この文(もん)について、天台は『法華文句(もんぐ)』に「自(みずか)ら顧(かえりみ)るに心に仏道を希望する無くして、而(しか)して今忽(たちま)ち得記(とっき)作仏(さぶつ)することを聞く、故に不求自得と云ふなり」と釈しています。二乗は小乗教に執着(しゅうちゃく)し、灰身(けしん)滅智(めつち)して小乗の解脱(げだつ)を得(え)たと思い込み、進んで崇高(すうこう)な仏の悟りを求めようとしませんでした。このため、爾前経(にぜんぎょう)では、二乗は決して成仏できないと嫌(きら)われたのです。ところが、この法華経では、諸法(しょほう)実相に約して理の一念三千が説かれ、仏の開示悟入(かいじごにゅう)の化導(けどう)によって、永(よう)不成仏の二乗も成仏できることが説かれました。このため、四大声聞は歓喜踊躍し、釈尊に感謝の心を込めて「無上宝聚不求自得」と述べたのです。
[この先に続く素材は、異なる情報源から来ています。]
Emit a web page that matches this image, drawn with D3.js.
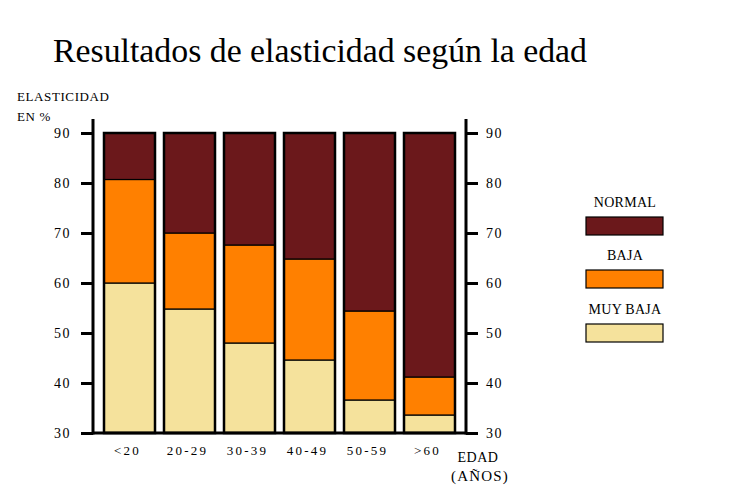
<!DOCTYPE html>
<html>
<head>
<meta charset="utf-8">
<script src="https://cdn.jsdelivr.net/npm/d3@7"></script>
<style>
  body { margin: 0; background: #fff; }
  text { font-family: "Liberation Serif", "DejaVu Serif", serif; }
</style>
</head>
<body>
<script>
// elasticity by age, stacked from 30
var ages = ['<20', '20-29', '30-39', '40-49', '50-59', '>60'];
var muyBajaTop = [60, 54.8, 48, 44.6, 36.6, 33.6];
var bajaTop = [80.7, 70, 67.6, 64.8, 54.4, 41.2];
var normalTop = [90, 90, 90, 90, 90, 90];
var series = ['NORMAL', 'BAJA', 'MUY BAJA'];
var colors = ['#6b181b', '#ff8000', '#f5e29c'];
var yTicks = [30, 40, 50, 60, 70, 80, 90];

var width = 733, height = 500;
var x0 = 93, x1 = 466, yTop = 133, yBot = 433;

var svg = d3.select('body').append('svg')
  .attr('width', width)
  .attr('height', height);

var xScale = d3.scaleBand().domain(ages).range([104, 455]).paddingInner(0.15).paddingOuter(0);
var yScale = d3.scaleLinear().domain([30, 90]).range([yBot, yTop]);

svg.append('text')
  .attr('x', 53).attr('y', 62)
  .attr('font-size', 33.8)
  .text('Resultados de elasticidad según la edad');

svg.append('text').attr('x', 17).attr('y', 101).attr('font-size', 13).attr('letter-spacing', 0.6).text('ELASTICIDAD');
svg.append('text').attr('x', 17).attr('y', 121).attr('font-size', 13).attr('letter-spacing', 0.6).text('EN %');

// bars
var segs = [];
ages.forEach(function(a, i) {
  segs.push({age: a, lo: 30, hi: muyBajaTop[i], c: colors[2]});
  segs.push({age: a, lo: muyBajaTop[i], hi: bajaTop[i], c: colors[1]});
  segs.push({age: a, lo: bajaTop[i], hi: normalTop[i], c: colors[0]});
});

svg.selectAll('rect.seg').data(segs).enter().append('rect')
  .attr('class', 'seg')
  .attr('x', function(d) { return xScale(d.age); })
  .attr('width', xScale.bandwidth())
  .attr('y', function(d) { return yScale(d.hi); })
  .attr('height', function(d) { return yScale(d.lo) - yScale(d.hi); })
  .attr('fill', function(d) { return d.c; })
  .attr('stroke', '#000')
  .attr('stroke-width', 1.2);

// outline around each full bar
svg.selectAll('rect.outline').data(ages).enter().append('rect')
  .attr('x', function(d) { return xScale(d); })
  .attr('width', xScale.bandwidth())
  .attr('y', yScale(90))
  .attr('height', yScale(30) - yScale(90))
  .attr('fill', 'none')
  .attr('stroke', '#000')
  .attr('stroke-width', 2.5);

// axes
var left = d3.axisLeft(yScale).tickValues(yTicks).tickSize(12).tickPadding(10);
var right = d3.axisRight(yScale).tickValues(yTicks).tickSize(12).tickPadding(8);

function styleAxis(g) {
  g.select('.domain').remove();
  g.selectAll('line').attr('stroke', '#000').attr('stroke-width', 3);
  g.selectAll('text').attr('font-size', 14).attr('font-family', '"DejaVu Serif", serif').attr('letter-spacing', 1.5);
}

svg.append('g').attr('transform', 'translate(' + x0 + ',0)').call(left).call(styleAxis);
svg.append('g').attr('transform', 'translate(' + x1 + ',0)').call(right).call(styleAxis);

svg.append('line').attr('x1', x0).attr('x2', x0).attr('y1', 119).attr('y2', yBot + 1.5)
  .attr('stroke', '#000').attr('stroke-width', 3);
svg.append('line').attr('x1', x1).attr('x2', x1).attr('y1', 119).attr('y2', yBot + 1.5)
  .attr('stroke', '#000').attr('stroke-width', 3);
svg.append('line').attr('x1', x0).attr('x2', x1).attr('y1', yBot).attr('y2', yBot)
  .attr('stroke', '#000').attr('stroke-width', 3);

// x labels
svg.selectAll('text.xl').data(ages).enter().append('text')
  .attr('class', 'xl')
  .attr('x', function(d) { return xScale(d) + xScale.bandwidth() / 2 - 2; })
  .attr('y', 455)
  .attr('text-anchor', 'middle')
  .attr('font-size', 13)
  .attr('font-family', '"DejaVu Serif", serif')
  .attr('letter-spacing', 2.2)
  .text(function(d) { return d; });

svg.append('text').attr('x', 478).attr('y', 462).attr('text-anchor', 'middle').attr('font-size', 14).attr('letter-spacing', 0.5).text('EDAD');
svg.append('text').attr('x', 480).attr('y', 481).attr('text-anchor', 'middle').attr('font-size', 15).attr('letter-spacing', 1.2).text('(AÑOS)');

// legend
var legY = [217, 270, 324];
var lg = svg.selectAll('g.leg').data(series).enter().append('g').attr('class', 'leg');
lg.append('text')
  .attr('x', 625)
  .attr('y', function(d, i) { return legY[i] - 10; })
  .attr('text-anchor', 'middle')
  .attr('font-size', 14)
  .attr('letter-spacing', 0.3)
  .text(function(d) { return d; });
lg.append('rect')
  .attr('x', 586).attr('width', 77)
  .attr('y', function(d, i) { return legY[i]; })
  .attr('height', 18)
  .attr('fill', function(d, i) { return colors[i]; })
  .attr('stroke', '#000')
  .attr('stroke-width', 1.2);
</script>
</body>
</html>
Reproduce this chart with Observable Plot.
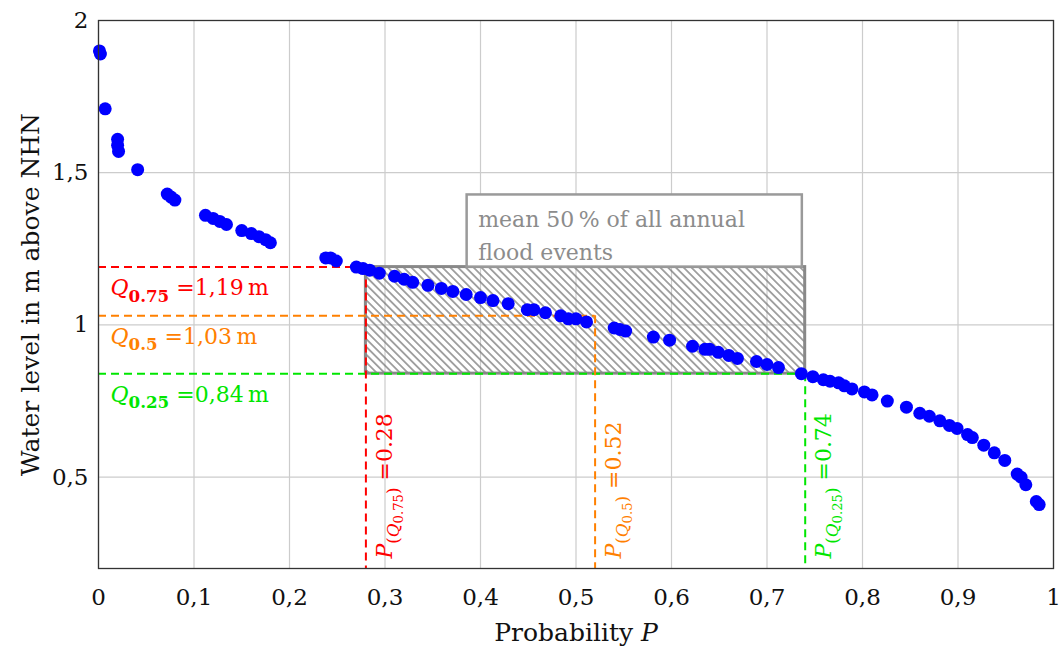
<!DOCTYPE html>
<html>
<head>
<meta charset="utf-8">
<script src="https://cdn.jsdelivr.net/npm/d3@7"></script>
<script src="https://cdn.jsdelivr.net/npm/@observablehq/plot@0.6"></script>
<style>
  html, body { margin: 0; padding: 0; background: white; }
</style>
</head>
<body>
<div id="chart"></div>
<script>
// ---- data ----
const probability = [0.001, 0.002, 0.007, 0.020, 0.020, 0.021, 0.041, 0.072, 0.076, 0.080,
  0.112, 0.120, 0.127, 0.134, 0.150, 0.160, 0.168, 0.175, 0.180, 0.238,
  0.243, 0.249, 0.270, 0.277, 0.284, 0.294, 0.310, 0.320, 0.329, 0.345,
  0.359, 0.371, 0.385, 0.400, 0.413, 0.429, 0.449, 0.456, 0.468, 0.484,
  0.492, 0.500, 0.511, 0.540, 0.546, 0.552, 0.581, 0.598, 0.622, 0.635,
  0.640, 0.649, 0.660, 0.669, 0.689, 0.700, 0.712, 0.736, 0.748, 0.759,
  0.766, 0.775, 0.781, 0.789, 0.802, 0.810, 0.826, 0.846, 0.860, 0.870,
  0.881, 0.891, 0.899, 0.910, 0.915, 0.927, 0.938, 0.949, 0.962, 0.966,
  0.971, 0.982, 0.985];
const waterLevel = [1.90, 1.89, 1.71, 1.61, 1.59, 1.57, 1.51, 1.43, 1.42, 1.41,
  1.36, 1.35, 1.34, 1.33, 1.31, 1.30, 1.29, 1.28, 1.27, 1.22,
  1.22, 1.21, 1.19, 1.185, 1.18, 1.17, 1.16, 1.15, 1.14, 1.13,
  1.12, 1.11, 1.10, 1.09, 1.08, 1.07, 1.05, 1.05, 1.04, 1.03,
  1.02, 1.02, 1.01, 0.99, 0.985, 0.98, 0.96, 0.95, 0.93, 0.92,
  0.92, 0.91, 0.90, 0.89, 0.88, 0.87, 0.86, 0.84, 0.83, 0.82,
  0.815, 0.81, 0.80, 0.79, 0.78, 0.77, 0.75, 0.73, 0.71, 0.70,
  0.685, 0.67, 0.66, 0.64, 0.63, 0.605, 0.58, 0.555, 0.51, 0.50,
  0.475, 0.42, 0.41];

const quantileLevels = [1.19, 1.03, 0.84];          // Q0.75, Q0.5, Q0.25
const quantileProbs = [0.28, 0.52, 0.74];           // P(Q)
const quantileColors = ["#ff0000", "#ff8000", "#00e600"];
const quantileTexts = ["*Q*_{0.75} =1,19\u2009m", "*Q*_{0.5} =1,03\u2009m", "*Q*_{0.25} =0,84\u2009m"];
const probTexts = ["*P*_{(*Q*_{0.75})} =0.28", "*P*_{(*Q*_{0.5})} =0.52", "*P*_{(*Q*_{0.25})} =0.74"];

const boxText = "mean 50\u2009% of all annual\nflood events";
const boxX = [0.386, 0.737];
const boxY = [1.19, 1.427];

const xTicks = [0, 0.1, 0.2, 0.3, 0.4, 0.5, 0.6, 0.7, 0.8, 0.9, 1];
const yTicks = [0.5, 1, 1.5, 2];
const xTitle = "Probability *P*";
const yTitle = "Water level in m above NHN";

// ---- tables for the library ----
const points = probability.map((p, i) => ({p, h: waterLevel[i]}));
const quant = quantileLevels.map((q, i) => ({
  q, p: quantileProbs[i], color: quantileColors[i], qText: quantileTexts[i], pText: probTexts[i]
}));
const band = [{x1: quantileProbs[0], x2: quantileProbs[2], y1: quantileLevels[2], y2: quantileLevels[0]}];
const box = [{x1: boxX[0], x2: boxX[1], y1: boxY[0], y2: boxY[1], t: boxText}];
const comma = d => String(d).replace(".", ",");

const svg = Plot.plot({
  width: 1061,
  height: 648,
  marginLeft: 98,
  marginRight: 8,
  marginTop: 20,
  marginBottom: 80,
  style: {fontFamily: "'DejaVu Serif', serif", fontSize: "23px", background: "white", color: "#111"},
  x: {domain: [0, 1], ticks: xTicks, tickFormat: comma, tickSize: 0, tickPadding: 20, label: null},
  y: {domain: [0.2, 2], ticks: yTicks, tickFormat: comma, tickSize: 0, tickPadding: 10, label: null},
  color: {type: "identity"},
  marks: [
    Plot.ruleX(xTicks, {x: d => d, stroke: "#cccccc", strokeWidth: 1.2}),
    Plot.ruleY(yTicks, {y: d => d, stroke: "#cccccc", strokeWidth: 1.2}),
    Plot.rect(band, {x1: "x1", x2: "x2", y1: "y1", y2: "y2", fill: "url(#hatch)", stroke: "#888888", strokeWidth: 3}),
    Plot.rect(box, {x1: "x1", x2: "x2", y1: "y1", y2: "y2", fill: "white", stroke: "#9a9a9a", strokeWidth: 2.5}),
    Plot.text(box, {x: "x1", y: d => (d.y1 + d.y2) / 2, text: "t", textAnchor: "start", dx: 11, dy: 2,
      lineHeight: 1.5, fill: "#8c8c8c", fontSize: 22}),
    Plot.ruleY(quant, {y: "q", x1: 0, x2: "p", stroke: "color", strokeWidth: 2, strokeDasharray: "8,5"}),
    Plot.ruleX(quant, {x: "p", y1: "q", y2: 0.2, stroke: "color", strokeWidth: 2, strokeDasharray: "8,5"}),
    Plot.text(quant, {x: 0, y: "q", text: "qText", fill: "color", textAnchor: "start", dx: 12, dy: 21, fontSize: 22}),
    Plot.text(quant, {x: "p", y: 0.2, text: "pText", fill: "color", rotate: -90, textAnchor: "start", dx: 19, dy: -10, fontSize: 22}),
    Plot.dot(points, {x: "p", y: "h", r: 6.5, fill: "#0000ff", stroke: "none"}),
    Plot.frame({stroke: "#333333", strokeWidth: 1.3}),
    Plot.text([xTitle], {frameAnchor: "bottom", text: d => d, textAnchor: "middle", lineAnchor: "middle", dy: 64, fontSize: 25, fill: "#111"}),
    Plot.text([yTitle], {frameAnchor: "left", text: d => d, textAnchor: "middle", lineAnchor: "middle", rotate: -90, dx: -68, fontSize: 25, fill: "#111"})
  ]
});

// hatch pattern definition
const defs = d3.select(svg).insert("defs", ":first-child");
const pat = defs.append("pattern")
  .attr("id", "hatch")
  .attr("patternUnits", "userSpaceOnUse")
  .attr("width", 5.5).attr("height", 5.5)
  .attr("patternTransform", "rotate(-45)");
pat.append("line").attr("x1", 2.75).attr("y1", 0).attr("x2", 2.75).attr("y2", 5.5)
  .attr("stroke", "#777").attr("stroke-width", 1.3);

// rich text: *italic*, _{subscript}
function richify(el) {
  const s = el.textContent;
  if (!(s.includes("*") || s.includes("_{"))) return;
  const holder = el.closest("[font-size]");
  const F = holder ? parseFloat(holder.getAttribute("font-size")) : 22;
  const boldSub = s.startsWith("*Q*");
  const shift = [0, 0.3 * F, 0.5 * F];
  const size = [F, 0.76 * F, 0.6 * F];
  el.textContent = "";
  let italic = false, level = 0, cur = 0, buf = "";
  const flush = () => {
    if (!buf) return;
    const t = document.createElementNS("http://www.w3.org/2000/svg", "tspan");
    t.textContent = buf;
    t.setAttribute("font-size", size[level]);
    if (italic) t.setAttribute("font-style", "italic");
    if (boldSub && level > 0) t.setAttribute("font-weight", "bold");
    const d = shift[level] - cur;
    if (d) t.setAttribute("dy", d);
    cur = shift[level];
    el.appendChild(t);
    buf = "";
  };
  for (let i = 0; i < s.length; i++) {
    if (s[i] === "*") { flush(); italic = !italic; }
    else if (s[i] === "_" && s[i + 1] === "{") { flush(); level++; i++; }
    else if (s[i] === "}") { flush(); level--; }
    else buf += s[i];
  }
  flush();
}
svg.querySelectorAll("text").forEach(richify);

document.getElementById("chart").appendChild(svg);
</script>
</body>
</html>
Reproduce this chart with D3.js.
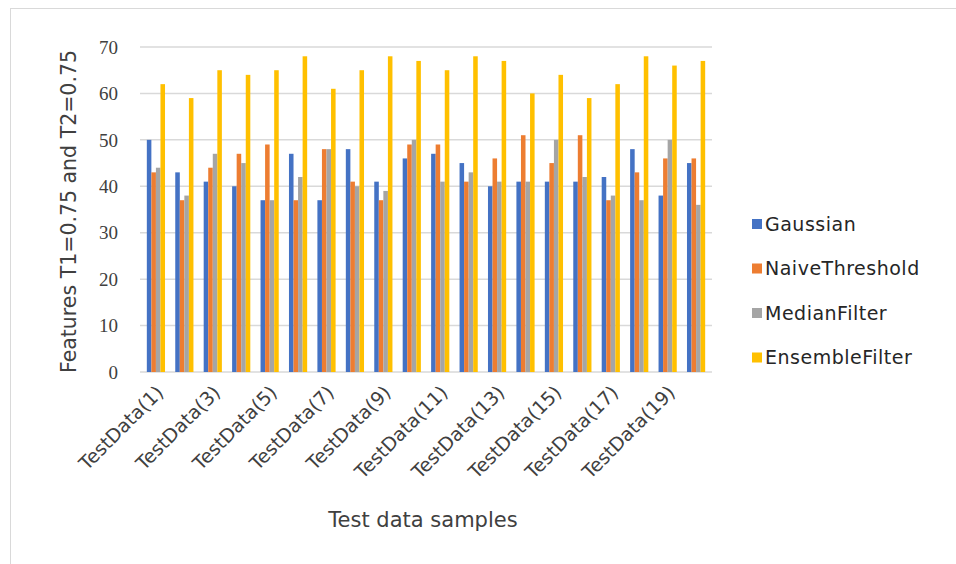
<!DOCTYPE html>
<html>
<head>
  <meta charset='utf-8'>
  <title>Features T1=0.75 and T2=0.75</title>
  <script src="https://cdn.jsdelivr.net/npm/d3@7"></script>
  <style>
    body { margin: 0; background: #fff; }
    text { font-family: "DejaVu Sans", "Noto Sans", sans-serif; fill: #404040; }
  </style>
</head>
<body>
  <svg width="956" height="564" id="chart"></svg>
  <script>
    // chart data
    const categories = d3.range(1, 21).map(i => "TestData(" + i + ")");
    const seriesNames = ["Gaussian", "NaiveThreshold", "MedianFilter", "EnsembleFilter"];
    const gaussian  = [50, 43, 41, 40, 37, 47, 37, 48, 41, 46, 47, 45, 40, 41, 41, 41, 42, 48, 38, 45];
    const naive     = [43, 37, 44, 47, 49, 37, 48, 41, 37, 49, 49, 41, 46, 51, 45, 51, 37, 43, 46, 46];
    const median    = [44, 38, 47, 45, 37, 42, 48, 40, 39, 50, 41, 43, 41, 41, 50, 42, 38, 37, 50, 36];
    const ensemble  = [62, 59, 65, 64, 65, 68, 61, 65, 68, 67, 65, 68, 67, 60, 64, 59, 62, 68, 66, 67];
    const yTicks = [0, 10, 20, 30, 40, 50, 60, 70];
    const colors = ["#4472C4", "#ED7D31", "#A5A5A5", "#FFC000"];

    const values = [gaussian, naive, median, ensemble];

    const svg = d3.select('#chart');

    // outer frame
    svg.append('rect')
      .attr('x', 10.5).attr('y', 8.5)
      .attr('width', 980).attr('height', 600)
      .attr('fill', 'none')
      .attr('stroke', '#d9d9d9');

    const plotLeft = 140, plotRight = 712, plotTop = 47, plotBottom = 372;

    const x = d3.scaleBand()
      .domain(categories)
      .range([plotLeft, plotRight])
      .paddingInner(0.36)
      .paddingOuter(0.24);

    const xs = d3.scaleBand()
      .domain(seriesNames)
      .range([0, x.bandwidth()]);

    const y = d3.scaleLinear()
      .domain([0, 70])
      .range([plotBottom, plotTop]);

    // gridlines
    svg.append('g')
      .selectAll('line')
      .data(yTicks)
      .join('line')
      .attr('x1', plotLeft).attr('x2', plotRight)
      .attr('y1', d => y(d)).attr('y2', d => y(d))
      .attr('stroke', '#d9d9d9')
      .attr('stroke-width', 1.5);

    // y tick labels
    svg.append('g')
      .selectAll('text')
      .data(yTicks)
      .join('text')
      .attr('x', 118)
      .attr('y', d => y(d))
      .attr('dy', '0.35em')
      .attr('text-anchor', 'end')
      .style('font-family', '"Liberation Serif", serif')
      .style('font-size', '19px')
      .text(d => d);

    // bars
    const groups = svg.append('g')
      .selectAll('g')
      .data(categories)
      .join('g')
      .attr('transform', d => `translate(${x(d)},0)`);

    groups.selectAll('rect')
      .data((d, i) => seriesNames.map((s, k) => ({ s: s, k: k, v: values[k][i] })))
      .join('rect')
      .attr('x', d => xs(d.s))
      .attr('width', xs.bandwidth())
      .attr('y', d => y(d.v))
      .attr('height', d => plotBottom - y(d.v))
      .attr('fill', d => colors[d.k]);

    // x tick labels, every other category
    svg.append('g')
      .selectAll('text')
      .data(categories.filter((d, i) => i % 2 == 0))
      .join('text')
      .attr('transform', d => `translate(${x(d) + x.bandwidth() / 2 + 4},${plotBottom + 17}) rotate(-45)`)
      .attr('text-anchor', 'end')
      .attr('dy', '0.35em')
      .style('font-size', '19px')
      .text(d => d);

    // axis titles
    svg.append('text')
      .attr('transform', `translate(76,${(plotTop + plotBottom) / 2 + 2}) rotate(-90)`)
      .attr('text-anchor', 'middle')
      .style('font-size', '20.5px')
      .text('Features T1=0.75 and T2=0.75');

    svg.append('text')
      .attr('x', 423)
      .attr('y', 527)
      .attr('text-anchor', 'middle')
      .style('font-size', '21px')
      .text('Test data samples');

    // legend
    const legend = svg.append('g')
      .selectAll('g')
      .data(seriesNames)
      .join('g')
      .attr('transform', (d, i) => `translate(752,${224 + i * 44.5})`);

    legend.append('rect')
      .attr('x', 0).attr('y', -5)
      .attr('width', 10).attr('height', 10)
      .attr('fill', (d, i) => colors[i]);

    legend.append('text')
      .attr('x', 13)
      .attr('dy', '0.35em')
      .style('font-size', '19px')
      .style('letter-spacing', '0.5px')
      .style('fill', '#262626')
      .text(d => d);
  </script>
</body>
</html>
 末法御出現の日蓮大聖人は、この文を付嘱の要法(ようぼう)の上から御指南されています。すなわち「無上宝聚」とは、『御義口伝(おぎくでん)』に、
「今(いま)日蓮等の類(たぐい)の心は、無上とは南無妙法蓮華経、無上の中の極(ごく)無上なり。此(こ)の妙法を指(さ)して無上宝聚と説き玉(たま)ふなり。宝聚とは、三世の諸仏の万行(まんぎょう)万善(まんぜん)諸波羅蜜(しょはらみつ)の宝を聚(あつ)めたる南無妙法蓮華経なり」(新編一七三九)
と示されるように、三世諸仏の万行万善の功徳・善根を具足(ぐそく)した南無妙法蓮華経の御本尊をいいます。そして、「不求自得」とは、
「此(こ)の無上宝聚を辛労(しんろう)も無く行功(ぎょうく)も無く一言(いちごん)に受け取るは信心なり。不求自得とは是(これ)なり」(新編一七三九)
と示されるように、ただ信心の一念にあります。無上の宝聚である御本尊の功徳は、ひたすらなる信心の一念(いちねん)により、確かに感得(かんとく)することができることを仰せなのです。
 すなわち、『観心(かんじんの)本尊抄』に、
「釈尊の因行(いんぎょう)果徳(かとく)の二法(にほう)は妙法蓮華経の五字に具足す。我等此の五字を受持すれば自然に彼の因果の功徳を譲り与へたまふ。四大声聞の領解(りょうげ)に云はく『無上宝聚、不求自得』云云」(新編六五三)
と仰せのように、私たち末法の衆生は、爾前経で説く難行(なんぎょう)や戒律(かいりつ)、六波羅蜜(ろくはらみつ)等を修(おさ)めなくとも、それら一切の修行の意義・功徳を具(そな)えた三大秘法の御本尊を受持(じゅじ)信行することにより、煩悩(ぼんのう)充満(じゅうまん)の我が身そのままを「無上の宝聚」の当体(とうたい)と開くことができるのです。